公交站台空无一人,积雪被踩成了灰色的冰碴。温瑶突然打了个喷嚏,鼻尖立刻泛起可爱的粉红色。夏知挽不动声色地往她那边挪了半步,刚好挡住风口。
"谢谢。"温瑶的声音带着鼻音,眼尾因为寒冷而微微发红。她修长的手指无意识地摩挲着书包带,骨节因为用力而泛白。
公交车碾过积雪缓缓驶来。上车时,温瑶的脚步踉跄了一下,夏知挽迅速伸手扶住她的手臂。隔着厚厚的羽绒服,她依然能感受到温瑶不正常的体温。
车厢里的暖气熏得人昏昏欲睡。温瑶靠在窗边,睫毛在眼下投下一片阴影。夏知挽看着她因为高烧而泛红的耳尖,看着她比自己高了小半个头却蜷缩在座位上的样子,突然想起什么似的从包里掏出一个保温杯。
"喝点热水。"夏知挽的声音很轻,像是怕惊扰了什么人。
温瑶愣了一下,眼尾微微上扬。她接过保温杯,指尖不小心碰到夏知挽的手背,一触即离。"你还带着这个..."
夏知挽别过脸看向窗外,耳尖却悄悄红了。车窗映出两人的倒影。
下车时雪又开始下了。
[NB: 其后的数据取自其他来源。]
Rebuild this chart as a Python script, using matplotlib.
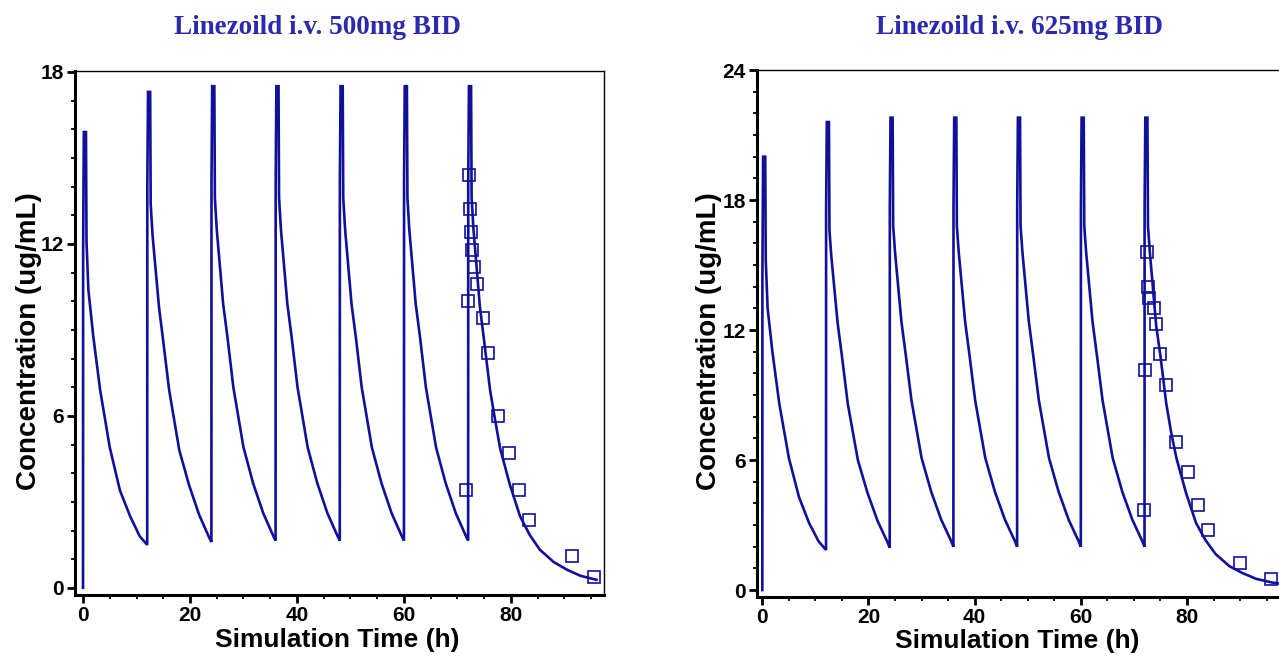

温瑶站在站台上,黄褐色的马尾辫上很快沾了几片雪花。夏知挽犹豫了一下,从包里拿出伞撑开。
"我送你回去。"这不是询问,而是陈述。
温瑶眨了眨眼睛,眼尾因为惊讶而微微上扬。她比夏知挽高了小半个头,此刻却乖巧地点点头。两人并肩走在雪地里,伞面因为身高差而微微倾斜,雪花落在夏知挽的左肩上,很快融化成深色的圆点。
教师家属院的楼道里飘着饭菜香。温瑶在门口停下脚步,睫毛上还沾着未化的雪粒。
"要...要进来坐坐吗?"她的声音很轻,眼尾因为期待而微微上扬。
夏知挽摇摇头,却把伞往温瑶手里塞:"明天还我。"
温瑶握住伞柄,指尖不小心擦过夏知挽的手心。那一瞬间的触感让她眼尾的弧度更深了几分。"那你怎么办?"
"我跑回去。"夏知挽已经转身,黑色马尾辫在雪中一晃一晃的。
温瑶站在门口,看着那个娇小的身影消失在雪幕中。她握紧伞柄,上面还残留着夏知挽的体温。眼尾因为笑意而弯成好看的弧度,连发烧带来的不适都似乎减轻了几分。
第二天清晨,雪停了。夏知挽推开教室门时,第一眼就看见了那个熟悉的身影,温瑶已经坐在座位上,黄褐色的马尾辫在阳光下泛着蜜糖般的光泽。像个等待表扬的孩子般眼巴巴地望着门口。
"早。"夏知挽的声音比平时柔和了几分,走到自己的座位放下书包。她注意到温瑶的鼻尖还带着些许病态的红晕,但精神明显好了很多。
温瑶立刻转过身,修长的手指轻轻敲了敲夏知挽的桌面:"你看,我按医嘱吃了药。"她从口袋里掏出空了的药袋,眼尾因为期待而扬起好看的弧度,"体温也正常了。"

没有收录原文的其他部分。